→ Provided data:
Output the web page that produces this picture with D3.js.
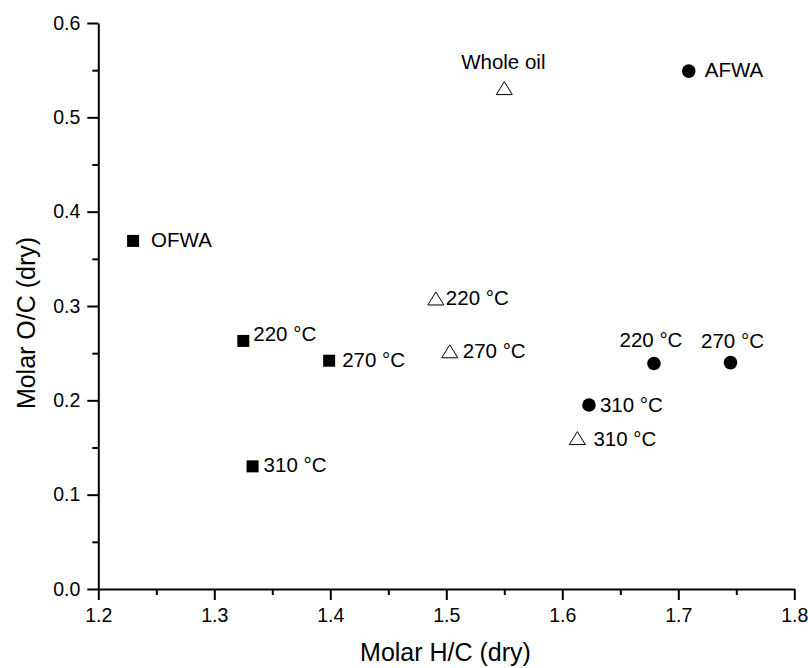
<!DOCTYPE html>
<html><head><meta charset="utf-8">
<script src="https://cdn.jsdelivr.net/npm/d3@7"></script>
<style>body{margin:0;background:#fff}</style>
</head><body>
<svg id="c" width="808" height="668"></svg>
<script>
// Data
const ofwaHC = [1.230, 1.325, 1.399, 1.333];
const ofwaOC = [0.369, 0.263, 0.242, 0.130];
const ofwaLabels = ["OFWA", "220 °C", "270 °C", "310 °C"];
const oilHC = [1.550, 1.491, 1.503, 1.613];
const oilOC = [0.531, 0.308, 0.252, 0.160];
const oilLabels = ["Whole oil", "220 °C", "270 °C", "310 °C"];
const afwaHC = [1.709, 1.679, 1.745, 1.623];
const afwaOC = [0.549, 0.239, 0.240, 0.195];
const afwaLabels = ["AFWA", "220 °C", "270 °C", "310 °C"];
const xTicks = [1.2, 1.3, 1.4, 1.5, 1.6, 1.7, 1.8];
const yTicks = [0.0, 0.1, 0.2, 0.3, 0.4, 0.5, 0.6];
const xMinor = [1.25, 1.35, 1.45, 1.55, 1.65, 1.75];
const yMinor = [0.05, 0.15, 0.25, 0.35, 0.45, 0.55];
const xTitle = "Molar H/C (dry)";
const yTitle = "Molar O/C (dry)";

// Layout (label placement relative to marker)
const ofwaPlace = [[18, 6, "start"], [10, 0, "start"], [13, 6, "start"], [11, 6, "start"]];
const oilPlace = [[-1, -19, "middle"], [10, 7, "start"], [13, 7, "start"], [16, 8, "start"]];
const afwaPlace = [[16, 6, "start"], [-3, -17, "middle"], [2, -15, "middle"], [11, 7, "start"]];

const svg = d3.select("#c");
const FONT = "'Liberation Sans', Arial, sans-serif";
const x = d3.scaleLinear().domain([1.2, 1.8]).range([98.3, 794.3]);
const y = d3.scaleLinear().domain([0, 0.6]).range([589, 23]);

function styleAxis(g) {
  g.select(".domain").attr("stroke", "#000").attr("stroke-width", 2);
  g.selectAll(".tick line").attr("stroke", "#000").attr("stroke-width", 2);
  g.selectAll(".tick text").attr("fill", "#000").style("font-family", FONT).style("font-size", "19.5px");
}

// minor ticks
svg.append("g").attr("transform", "translate(0,589)")
  .call(d3.axisBottom(x).tickValues(xMinor).tickSize(6).tickFormat(""))
  .call(g => { g.select(".domain").remove(); g.selectAll(".tick line").attr("stroke","#000").attr("stroke-width",2); });
svg.append("g").attr("transform", "translate(98.3,0)")
  .call(d3.axisLeft(y).tickValues(yMinor).tickSize(6).tickFormat(""))
  .call(g => { g.select(".domain").remove(); g.selectAll(".tick line").attr("stroke","#000").attr("stroke-width",2); });

// major axes
svg.append("g").attr("transform", "translate(0,589)")
  .call(d3.axisBottom(x).tickValues(xTicks).tickSize(11).tickSizeOuter(0).tickPadding(8).tickFormat(d3.format(".1f")))
  .call(styleAxis);
svg.append("g").attr("transform", "translate(98.3,0)")
  .call(d3.axisLeft(y).tickValues(yTicks).tickSize(11).tickSizeOuter(0).tickPadding(7).tickFormat(d3.format(".1f")))
  .call(styleAxis);

// titles
svg.append("text").attr("x", 445.5).attr("y", 661).attr("text-anchor", "middle")
  .style("font-family", FONT).style("font-size", "25px").text(xTitle);
svg.append("text").attr("transform", "translate(35,323) rotate(-90)").attr("text-anchor", "middle")
  .style("font-family", FONT).style("font-size", "25px").text(yTitle);

function labels(hc, oc, lab, place) {
  svg.append("g").selectAll("text").data(lab).join("text")
    .attr("x", (d, i) => x(hc[i]) + place[i][0])
    .attr("y", (d, i) => y(oc[i]) + place[i][1])
    .attr("text-anchor", (d, i) => place[i][2])
    .style("font-family", FONT).style("font-size", "20.5px").attr("fill", "#000")
    .text(d => d);
}

// squares
svg.append("g").selectAll("rect").data(ofwaHC).join("rect")
  .attr("x", (d, i) => x(d) - 6).attr("y", (d, i) => y(ofwaOC[i]) - 6)
  .attr("width", 12).attr("height", 12).attr("fill", "#000");
labels(ofwaHC, ofwaOC, ofwaLabels, ofwaPlace);

// triangles
const tw = 16, th = 13;
svg.append("g").selectAll("path").data(oilHC).join("path")
  .attr("transform", (d, i) => `translate(${x(d)},${y(oilOC[i])})`)
  .attr("d", `M0,${-th/2}L${tw/2},${th/2}L${-tw/2},${th/2}Z`)
  .attr("fill", "#fff").attr("stroke", "#000").attr("stroke-width", 1);
labels(oilHC, oilOC, oilLabels, oilPlace);

// circles
svg.append("g").selectAll("circle").data(afwaHC).join("circle")
  .attr("cx", d => x(d)).attr("cy", (d, i) => y(afwaOC[i])).attr("r", 6.8).attr("fill", "#000");
labels(afwaHC, afwaOC, afwaLabels, afwaPlace);
</script>
</body></html>
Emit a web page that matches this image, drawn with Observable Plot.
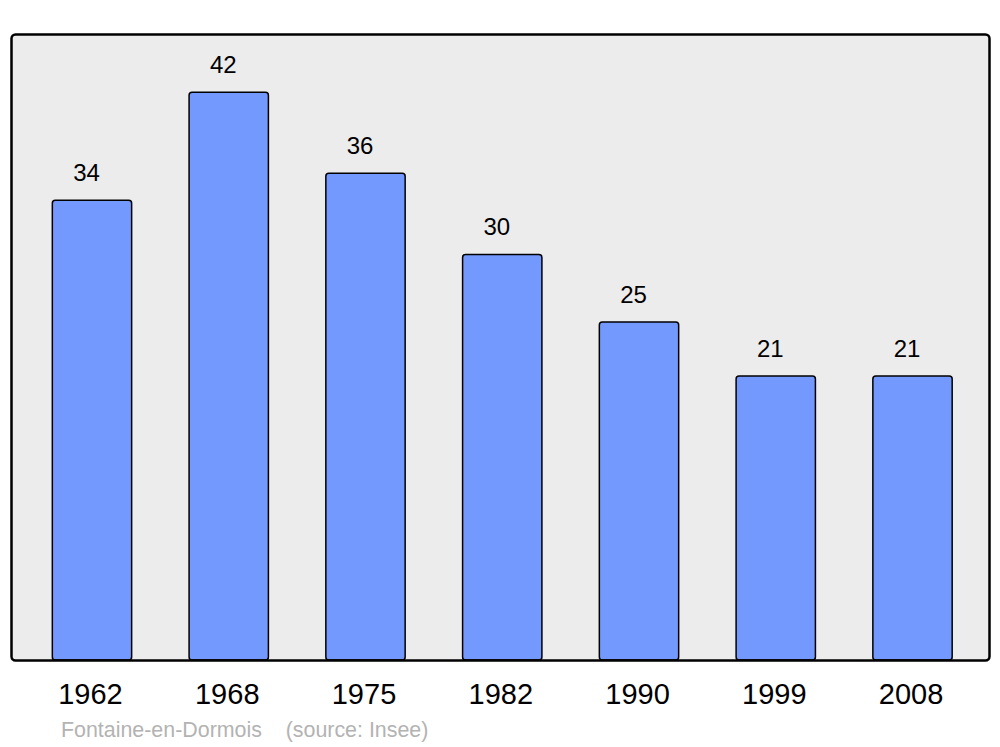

→ What you need to do:
Go back to the records above and write them out exactly, without the pictures.

→ Solved exercise:
Output the web page that produces this picture with D3.js.
<!DOCTYPE html>
<html><head><meta charset="utf-8">
<script src="https://cdn.jsdelivr.net/npm/d3@7"></script>
<style>body{margin:0;background:#fff}</style>
</head><body>
<svg id="c" width="808" height="668"></svg>
<script>
// Data
const ofwaHC = [1.230, 1.325, 1.399, 1.333];
const ofwaOC = [0.369, 0.263, 0.242, 0.130];
const ofwaLabels = ["OFWA", "220 °C", "270 °C", "310 °C"];
const oilHC = [1.550, 1.491, 1.503, 1.613];
const oilOC = [0.531, 0.308, 0.252, 0.160];
const oilLabels = ["Whole oil", "220 °C", "270 °C", "310 °C"];
const afwaHC = [1.709, 1.679, 1.745, 1.623];
const afwaOC = [0.549, 0.239, 0.240, 0.195];
const afwaLabels = ["AFWA", "220 °C", "270 °C", "310 °C"];
const xTicks = [1.2, 1.3, 1.4, 1.5, 1.6, 1.7, 1.8];
const yTicks = [0.0, 0.1, 0.2, 0.3, 0.4, 0.5, 0.6];
const xMinor = [1.25, 1.35, 1.45, 1.55, 1.65, 1.75];
const yMinor = [0.05, 0.15, 0.25, 0.35, 0.45, 0.55];
const xTitle = "Molar H/C (dry)";
const yTitle = "Molar O/C (dry)";

// Layout (label placement relative to marker)
const ofwaPlace = [[18, 6, "start"], [10, 0, "start"], [13, 6, "start"], [11, 6, "start"]];
const oilPlace = [[-1, -19, "middle"], [10, 7, "start"], [13, 7, "start"], [16, 8, "start"]];
const afwaPlace = [[16, 6, "start"], [-3, -17, "middle"], [2, -15, "middle"], [11, 7, "start"]];

const svg = d3.select("#c");
const FONT = "'Liberation Sans', Arial, sans-serif";
const x = d3.scaleLinear().domain([1.2, 1.8]).range([98.3, 794.3]);
const y = d3.scaleLinear().domain([0, 0.6]).range([589, 23]);

function styleAxis(g) {
  g.select(".domain").attr("stroke", "#000").attr("stroke-width", 2);
  g.selectAll(".tick line").attr("stroke", "#000").attr("stroke-width", 2);
  g.selectAll(".tick text").attr("fill", "#000").style("font-family", FONT).style("font-size", "19.5px");
}

// minor ticks
svg.append("g").attr("transform", "translate(0,589)")
  .call(d3.axisBottom(x).tickValues(xMinor).tickSize(6).tickFormat(""))
  .call(g => { g.select(".domain").remove(); g.selectAll(".tick line").attr("stroke","#000").attr("stroke-width",2); });
svg.append("g").attr("transform", "translate(98.3,0)")
  .call(d3.axisLeft(y).tickValues(yMinor).tickSize(6).tickFormat(""))
  .call(g => { g.select(".domain").remove(); g.selectAll(".tick line").attr("stroke","#000").attr("stroke-width",2); });

// major axes
svg.append("g").attr("transform", "translate(0,589)")
  .call(d3.axisBottom(x).tickValues(xTicks).tickSize(11).tickSizeOuter(0).tickPadding(8).tickFormat(d3.format(".1f")))
  .call(styleAxis);
svg.append("g").attr("transform", "translate(98.3,0)")
  .call(d3.axisLeft(y).tickValues(yTicks).tickSize(11).tickSizeOuter(0).tickPadding(7).tickFormat(d3.format(".1f")))
  .call(styleAxis);

// titles
svg.append("text").attr("x", 445.5).attr("y", 661).attr("text-anchor", "middle")
  .style("font-family", FONT).style("font-size", "25px").text(xTitle);
svg.append("text").attr("transform", "translate(35,323) rotate(-90)").attr("text-anchor", "middle")
  .style("font-family", FONT).style("font-size", "25px").text(yTitle);

function labels(hc, oc, lab, place) {
  svg.append("g").selectAll("text").data(lab).join("text")
    .attr("x", (d, i) => x(hc[i]) + place[i][0])
    .attr("y", (d, i) => y(oc[i]) + place[i][1])
    .attr("text-anchor", (d, i) => place[i][2])
    .style("font-family", FONT).style("font-size", "20.5px").attr("fill", "#000")
    .text(d => d);
}

// squares
svg.append("g").selectAll("rect").data(ofwaHC).join("rect")
  .attr("x", (d, i) => x(d) - 6).attr("y", (d, i) => y(ofwaOC[i]) - 6)
  .attr("width", 12).attr("height", 12).attr("fill", "#000");
labels(ofwaHC, ofwaOC, ofwaLabels, ofwaPlace);

// triangles
const tw = 16, th = 13;
svg.append("g").selectAll("path").data(oilHC).join("path")
  .attr("transform", (d, i) => `translate(${x(d)},${y(oilOC[i])})`)
  .attr("d", `M0,${-th/2}L${tw/2},${th/2}L${-tw/2},${th/2}Z`)
  .attr("fill", "#fff").attr("stroke", "#000").attr("stroke-width", 1);
labels(oilHC, oilOC, oilLabels, oilPlace);

// circles
svg.append("g").selectAll("circle").data(afwaHC).join("circle")
  .attr("cx", d => x(d)).attr("cy", (d, i) => y(afwaOC[i])).attr("r", 6.8).attr("fill", "#000");
labels(afwaHC, afwaOC, afwaLabels, afwaPlace);
</script>
</body></html>
Emit a web page that matches this image, drawn with Observable Plot.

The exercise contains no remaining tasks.